Mais ces nouveaux modèles économiques ne concernent pas seulement les biens numériques. De nombreux secteurs profitent des réseaux et du numérique et ainsi peuvent bénéficier de ces réflexions. Ainsi, les Eurockéennes rassemblent 100 000 personnes mais 40 000 personnes supplémentaires y assistent par internet. Pourrait-on aller plus loin ? Selon Jean-Paul Rolland, si 80% du festival était gratuit, cela modifierait 60% du budget. Cela n'est pas suffisant cependant pour un équilibre économique et d'autres modèles économiques seraient à inventer, mais d'ores et déjà l'internet est devenu " une des petites révolutions de la musique populaire ".

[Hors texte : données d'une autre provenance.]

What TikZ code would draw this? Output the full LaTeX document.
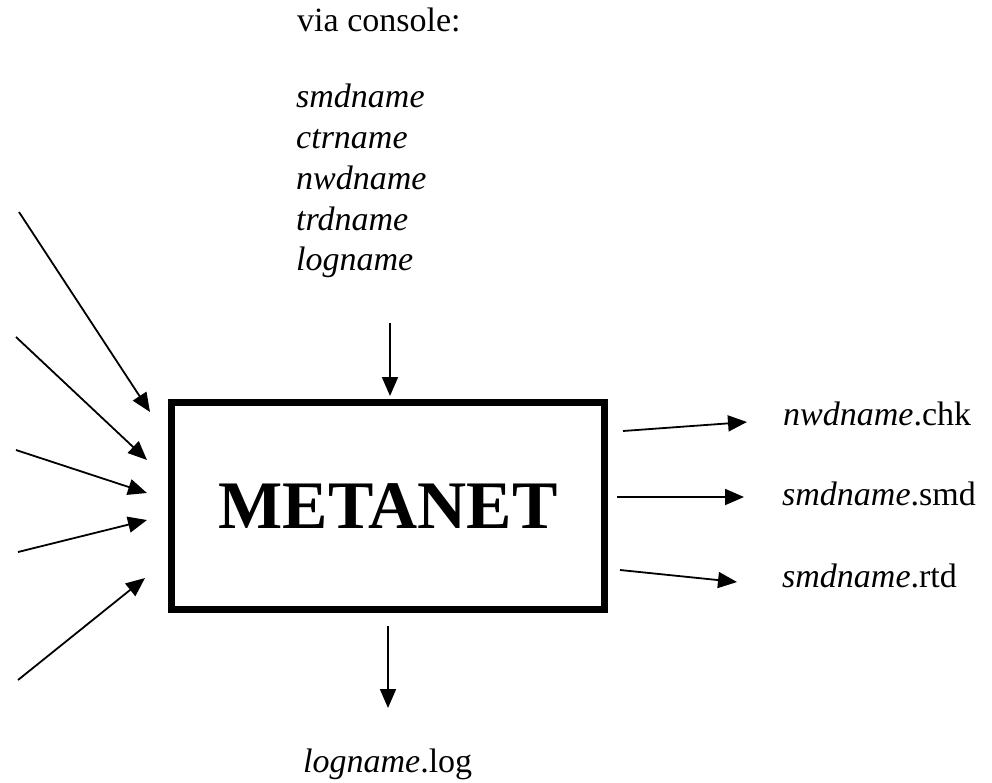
\documentclass[tikz,border=0pt]{standalone}
\usepackage{fontspec}
\setmainfont{Liberation Serif}
\usetikzlibrary{arrows.meta}
\begin{document}
\begin{tikzpicture}[x=1pt,y=-1pt,
  txt/.style={inner sep=0pt,anchor=base west,font=\fontsize{34}{40.8}\selectfont},
  arr/.style={line width=1.8pt,-{Triangle[length=19pt,width=16pt]}},
  mainbox/.style={draw,line width=7pt,minimum width=432.5pt,minimum height=207pt,inner sep=0pt,font=\fontsize{68}{80}\selectfont\bfseries}]
\useasboundingbox (0,0) rectangle (992,782);
\node[mainbox] (meta) at (388,506) {METANET};
\node[txt] (via) at (297,31) {via console:};
\node[txt,align=left,anchor=north west] (names) at (296,84)
  {\itshape smdname\\\itshape ctrname\\\itshape nwdname\\\itshape trdname\\\itshape logname};
\node[txt] (chk) at (783,425) {\textit{nwdname}.chk};
\node[txt] (smd) at (782,505) {\textit{smdname}.smd};
\node[txt] (rtd) at (782,587) {\textit{smdname}.rtd};
\node[txt] (log) at (303,772) {\textit{logname}.log};
% coordinates
\coordinate (t1) at (390,323); \coordinate (t2) at (390,396);
\coordinate (b1) at (388,626); \coordinate (b2) at (388,708);
\coordinate (l1s) at (19,212);  \coordinate (l1e) at (150,412);
\coordinate (l2s) at (16,337);  \coordinate (l2e) at (147,460);
\coordinate (l3s) at (16,450);  \coordinate (l3e) at (147,493);
\coordinate (l4s) at (18,552);  \coordinate (l4e) at (147,520);
\coordinate (l5s) at (18,680);  \coordinate (l5e) at (145,578);
\coordinate (r1s) at (623,431); \coordinate (r1e) at (747,422);
\coordinate (r2s) at (617,497); \coordinate (r2e) at (744,497);
\coordinate (r3s) at (620,570); \coordinate (r3e) at (737,582);
\draw[arr] (t1) -- (t2);
\draw[arr] (b1) -- (b2);
\draw[arr] (l1s) -- (l1e);
\draw[arr] (l2s) -- (l2e);
\draw[arr] (l3s) -- (l3e);
\draw[arr] (l4s) -- (l4e);
\draw[arr] (l5s) -- (l5e);
\draw[arr] (r1s) -- (r1e);
\draw[arr] (r2s) -- (r2e);
\draw[arr] (r3s) -- (r3e);
\end{tikzpicture}
\end{document}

Dans l'avenir, de nombreux autres secteurs pourraient être touchés par ces problématiques. Ainsi, se développent actuellement des imprimantes 3D qui permettent à partir d'un modèle numérique peuvent créer un objet (pour l'instant en plastique). Ces imprimantes coûtent entre 30000 et... 350 euros. De nouveau, le coût marginal chute et on imagine d'ores et déjà des " objets libres " sur le modèle des logiciels libres...
Mais si de nombreux domaines peuvent nécessiter de nouveaux modèles économiques et que ceux-ci évoluent rapidement avec une forte innovation dans ces modèles, alors une autre question se pose : comment passer d'un modèle économique à l'autre ? Par exemple les utilisateurs habitués au gratuit ont du mal à revenir en arrière. La solution passe sans doute par des modèles mixtes (gratuits/payants) ou par exemple tout ce qui est générique pour tout le monde est gratuit et tout ce qui est spécifique est payant. Dans tous les cas, nous avons le choix aujourd'hui entre plusieurs modèles, mais leur choix n'est pas neutre. Les modèles économiques sont des choix de société.